Xylitol and You

Xylitol helps prevent tooth decay.

Sugar-free Sweetener Prevents Cavities

Our website has previously discussed the benefits of xylitol gum in preventing cavities. In this article, our Placerville dentists would like to explain why xylitol improves your oral health and introduce an additional source for purchasing xylitol-based products, like chewing gum.

How Does Xylitol Work?

Oral bacteria thrive on sugar. When they digest sugar, one of their waste products is acid. This acid, if not rinsed or brushed away, leads to tooth decay. How can xylitol help prevent this process?

Since xylitol molecules are similar to sugar molecules, bacteria absorb them just as readily as they do ordinary sugar. When the bacteria tries to digest xylitol, however, it fails to do so. You might compare it to a person trying to eat a bowl of plastic fruit. Those artificial apples and grapes may look tasty, but even if you choke them down, you won’t get any energy from eating them. Bacteria eating xylitol have the same problem. As a result, they get less energy and many eventually die off.

Another study suggests that like fluoride, xylitol may play a role in increasing enamel remineralization. Your saliva contains all the elements necessary to rebuild enamel that is only slightly damaged. Scientists have suggested that xylitol may increase the uptake of calcium from your saliva to your teeth. The end result is stronger and naturally repaired teeth, despite bacterial action.

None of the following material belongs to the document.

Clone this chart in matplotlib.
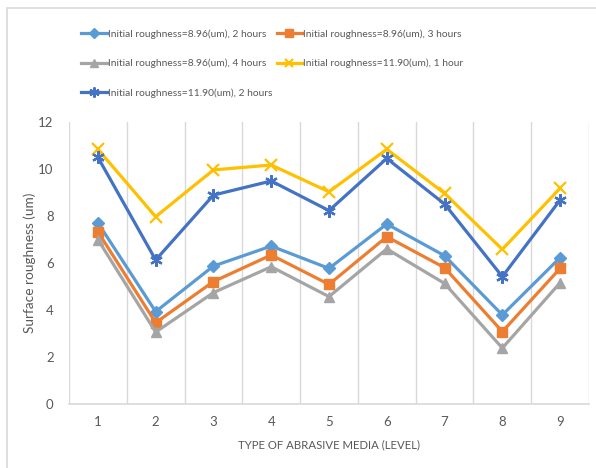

Where to Get Xylitol Products?

Many chewing gums and toothpastes feature xylitol as an ingredient. One study suggests that as little as one to four grams of xylitol a day is enough to produce less cavities and tooth decay. The general consensus is that you need to expose your teeth to about five to ten grams of the substance, however, for it to have maximum therapeutic effect. Consuming or using more than this appears to provide little additional benefit. What does that mean in the real world? If xylitol is listed as the first ingredient on a chewing gum label, then it probably contains about one gram of xylitol. Spread your use of the gum throughout the day, after meals for example, and you can easily consume five grams. In products where the xylitol is listed much further down the ingredient list the actual amount is likely minimal, but better than zero.

One company offering xylitol products is Epic Dental. Even some dental insurance companies have taken notice of Epic’s offerings and xylitol’s ability to cut back on tooth decay. As a result, your insurer may even offer an Epic Dental discount. In a future article, we may review some of Epic Dental’s products and provide feedback on their quality.

Xylitol is Not a Substitute

Of course, xylitol is not a substitute for regular tooth brushing and flossing. Certainly, if you are unable to brush your teeth at a given moment, xylitol chewing gum is much better than nothing. Make sure, however, that you continue your daily oral health care routine and don’t rely on xylitol alone to get rid of bacteria. In studies showing its beneficial effect, people were still expected to follow a regular regimen of dental care. In association with that, however, xylitol is a good choice for satisfying your sweet tooth while defeating bacteria.